[What needs to be done]
Skip every picture and transcribe the remaining material exactly.

[Information shown]
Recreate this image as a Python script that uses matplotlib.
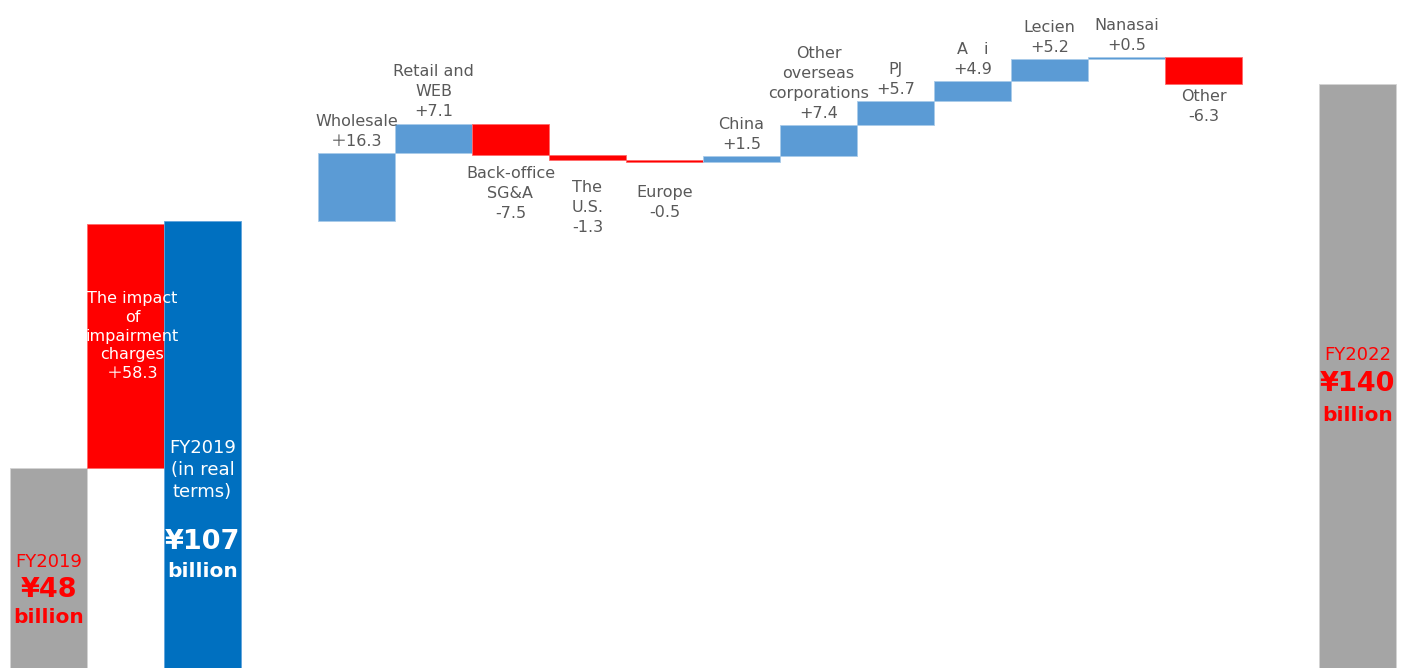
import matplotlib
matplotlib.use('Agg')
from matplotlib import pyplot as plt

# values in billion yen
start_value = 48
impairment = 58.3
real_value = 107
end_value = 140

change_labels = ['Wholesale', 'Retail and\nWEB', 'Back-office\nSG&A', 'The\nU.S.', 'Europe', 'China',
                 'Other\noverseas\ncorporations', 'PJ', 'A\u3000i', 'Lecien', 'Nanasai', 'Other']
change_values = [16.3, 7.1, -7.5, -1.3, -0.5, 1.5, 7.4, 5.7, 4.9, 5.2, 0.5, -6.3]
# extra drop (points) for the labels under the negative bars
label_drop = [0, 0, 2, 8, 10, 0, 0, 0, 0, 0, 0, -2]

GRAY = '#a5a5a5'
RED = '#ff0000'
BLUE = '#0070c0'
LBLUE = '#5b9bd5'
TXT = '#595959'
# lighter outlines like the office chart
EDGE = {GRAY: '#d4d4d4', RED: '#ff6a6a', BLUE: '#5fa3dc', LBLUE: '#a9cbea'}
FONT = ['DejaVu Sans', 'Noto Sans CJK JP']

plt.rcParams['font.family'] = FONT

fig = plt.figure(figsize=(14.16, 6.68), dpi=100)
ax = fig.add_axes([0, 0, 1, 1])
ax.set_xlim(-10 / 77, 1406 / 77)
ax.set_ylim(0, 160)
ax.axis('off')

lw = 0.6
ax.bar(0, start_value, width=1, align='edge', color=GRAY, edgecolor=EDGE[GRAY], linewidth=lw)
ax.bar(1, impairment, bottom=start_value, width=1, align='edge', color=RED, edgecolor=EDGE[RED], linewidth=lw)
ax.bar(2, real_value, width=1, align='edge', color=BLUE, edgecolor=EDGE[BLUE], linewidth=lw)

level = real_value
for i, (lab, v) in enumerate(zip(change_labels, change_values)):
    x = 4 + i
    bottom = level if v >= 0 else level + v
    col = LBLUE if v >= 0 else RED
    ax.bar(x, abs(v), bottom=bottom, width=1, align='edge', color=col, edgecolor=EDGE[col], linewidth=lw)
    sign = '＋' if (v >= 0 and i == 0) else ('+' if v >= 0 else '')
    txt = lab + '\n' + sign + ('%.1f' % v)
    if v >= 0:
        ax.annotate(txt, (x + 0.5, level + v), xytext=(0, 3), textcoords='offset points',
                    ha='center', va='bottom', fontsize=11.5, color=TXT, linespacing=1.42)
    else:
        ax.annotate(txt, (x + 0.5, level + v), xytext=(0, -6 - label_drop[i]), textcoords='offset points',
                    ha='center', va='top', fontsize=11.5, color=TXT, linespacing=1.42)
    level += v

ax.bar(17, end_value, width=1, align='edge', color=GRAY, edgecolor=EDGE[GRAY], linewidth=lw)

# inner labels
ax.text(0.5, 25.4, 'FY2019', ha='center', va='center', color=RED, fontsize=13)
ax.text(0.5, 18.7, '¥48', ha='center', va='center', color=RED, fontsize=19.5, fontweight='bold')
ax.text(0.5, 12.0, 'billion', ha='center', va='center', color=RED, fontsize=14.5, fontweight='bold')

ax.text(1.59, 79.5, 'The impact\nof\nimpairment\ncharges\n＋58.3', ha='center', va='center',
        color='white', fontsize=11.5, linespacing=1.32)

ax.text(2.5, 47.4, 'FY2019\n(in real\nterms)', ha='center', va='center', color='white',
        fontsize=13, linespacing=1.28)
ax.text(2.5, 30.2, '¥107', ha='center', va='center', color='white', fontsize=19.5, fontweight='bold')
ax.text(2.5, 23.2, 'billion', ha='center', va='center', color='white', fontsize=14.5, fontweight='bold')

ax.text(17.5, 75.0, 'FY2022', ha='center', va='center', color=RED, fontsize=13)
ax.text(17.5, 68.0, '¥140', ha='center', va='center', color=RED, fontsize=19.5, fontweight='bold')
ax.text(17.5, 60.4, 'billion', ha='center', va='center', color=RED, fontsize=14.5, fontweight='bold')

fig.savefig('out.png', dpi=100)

[Result for this exercise]
Recreate this image as a Python script that uses matplotlib.
import matplotlib
matplotlib.use('Agg')
from matplotlib import pyplot as plt

# values in billion yen
start_value = 48
impairment = 58.3
real_value = 107
end_value = 140

change_labels = ['Wholesale', 'Retail and\nWEB', 'Back-office\nSG&A', 'The\nU.S.', 'Europe', 'China',
                 'Other\noverseas\ncorporations', 'PJ', 'A\u3000i', 'Lecien', 'Nanasai', 'Other']
change_values = [16.3, 7.1, -7.5, -1.3, -0.5, 1.5, 7.4, 5.7, 4.9, 5.2, 0.5, -6.3]
# extra drop (points) for the labels under the negative bars
label_drop = [0, 0, 2, 8, 10, 0, 0, 0, 0, 0, 0, -2]

GRAY = '#a5a5a5'
RED = '#ff0000'
BLUE = '#0070c0'
LBLUE = '#5b9bd5'
TXT = '#595959'
# lighter outlines like the office chart
EDGE = {GRAY: '#d4d4d4', RED: '#ff6a6a', BLUE: '#5fa3dc', LBLUE: '#a9cbea'}
FONT = ['DejaVu Sans', 'Noto Sans CJK JP']

plt.rcParams['font.family'] = FONT

fig = plt.figure(figsize=(14.16, 6.68), dpi=100)
ax = fig.add_axes([0, 0, 1, 1])
ax.set_xlim(-10 / 77, 1406 / 77)
ax.set_ylim(0, 160)
ax.axis('off')

lw = 0.6
ax.bar(0, start_value, width=1, align='edge', color=GRAY, edgecolor=EDGE[GRAY], linewidth=lw)
ax.bar(1, impairment, bottom=start_value, width=1, align='edge', color=RED, edgecolor=EDGE[RED], linewidth=lw)
ax.bar(2, real_value, width=1, align='edge', color=BLUE, edgecolor=EDGE[BLUE], linewidth=lw)

level = real_value
for i, (lab, v) in enumerate(zip(change_labels, change_values)):
    x = 4 + i
    bottom = level if v >= 0 else level + v
    col = LBLUE if v >= 0 else RED
    ax.bar(x, abs(v), bottom=bottom, width=1, align='edge', color=col, edgecolor=EDGE[col], linewidth=lw)
    sign = '＋' if (v >= 0 and i == 0) else ('+' if v >= 0 else '')
    txt = lab + '\n' + sign + ('%.1f' % v)
    if v >= 0:
        ax.annotate(txt, (x + 0.5, level + v), xytext=(0, 3), textcoords='offset points',
                    ha='center', va='bottom', fontsize=11.5, color=TXT, linespacing=1.42)
    else:
        ax.annotate(txt, (x + 0.5, level + v), xytext=(0, -6 - label_drop[i]), textcoords='offset points',
                    ha='center', va='top', fontsize=11.5, color=TXT, linespacing=1.42)
    level += v

ax.bar(17, end_value, width=1, align='edge', color=GRAY, edgecolor=EDGE[GRAY], linewidth=lw)

# inner labels
ax.text(0.5, 25.4, 'FY2019', ha='center', va='center', color=RED, fontsize=13)
ax.text(0.5, 18.7, '¥48', ha='center', va='center', color=RED, fontsize=19.5, fontweight='bold')
ax.text(0.5, 12.0, 'billion', ha='center', va='center', color=RED, fontsize=14.5, fontweight='bold')

ax.text(1.59, 79.5, 'The impact\nof\nimpairment\ncharges\n＋58.3', ha='center', va='center',
        color='white', fontsize=11.5, linespacing=1.32)

ax.text(2.5, 47.4, 'FY2019\n(in real\nterms)', ha='center', va='center', color='white',
        fontsize=13, linespacing=1.28)
ax.text(2.5, 30.2, '¥107', ha='center', va='center', color='white', fontsize=19.5, fontweight='bold')
ax.text(2.5, 23.2, 'billion', ha='center', va='center', color='white', fontsize=14.5, fontweight='bold')

ax.text(17.5, 75.0, 'FY2022', ha='center', va='center', color=RED, fontsize=13)
ax.text(17.5, 68.0, '¥140', ha='center', va='center', color=RED, fontsize=19.5, fontweight='bold')
ax.text(17.5, 60.4, 'billion', ha='center', va='center', color=RED, fontsize=14.5, fontweight='bold')

fig.savefig('out.png', dpi=100)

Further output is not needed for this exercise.